Alcohol is the drug most abused by teens and causes more deaths in young people under 21 than all illegal drugs combined. Motor vehicle crashes are the leading cause of death among young people 15 to 24 years of age and alcohol is implicated in a majority of these deaths, which is why Memorial Day through Labor Day is often referred to as the Hundred Deadliest Days for teen drivers and passengers. In addition, first time drug and alcohol use peaks for teens in summer.
To address this, Riverhead CAP has launched a Summer Sendoff and Youth Safety Campaign. The purpose of the campaign is to give parents information and tools to better address these issues with children of all ages. Through its website, Facebook and Twitter pages, CAP will provide the latest resources for parents to discuss these issues with their children and keep them safe through the summer and beyond.

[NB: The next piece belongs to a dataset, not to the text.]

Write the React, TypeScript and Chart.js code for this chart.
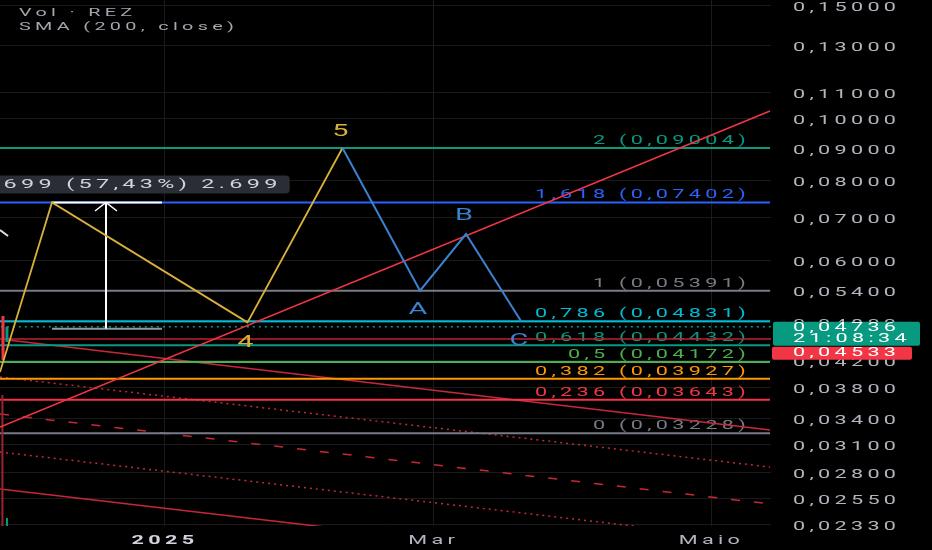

“Although it’s best to begin talking about the risks of underage drinking and drug use at an early age, parents need to continue these conversations throughout the teen and college years,” said Felicia Scocozza, Executive Director of Riverhead CAP. “Many parents assume their children know how they feel about underage drinking and drug use because they’ve had ‘the talk,’ but teens that hear and see a consistent no-use message from their parents are less likely to use alcohol and drugs. On the other hand, parents who do not discourage underage drinking may be sending a message to their children that it’s not a risky choice or a big deal.”
According to SAMHSA (Substance Abuse and Mental Health Services Administration), short frequent discussions rather than one “big talk” can have a real impact on a child’s decision about alcohol. “Parents need to be clear and consistent about their views and rules, and the consequences for breaking those rules,” said Scocozza. She added that it’s also important to give children the opportunity to ask questions and express their feelings during these conversations, as children who have parents who listen to their feelings and concerns are more likely to say no to alcohol.
If you’re the parent of recent high school graduate getting ready to leave for college, it’s still important to share the risks associated with underage drinking with them. For example, 25% of college students who drink report negative academic consequences, and 90% of campus rapes and 50% of unplanned sexual encounters involve alcohol.
Finally, with prom, graduation and summer party season here, parents need to be aware of Suffolk County's Social Host Law. The purpose of the law is to deter underage drinking at parties where adults are present and knowingly allow the consumption of alcohol by minors. Penalties include $500 for a first offense and $1,000 and up to a year in jail for a second offense.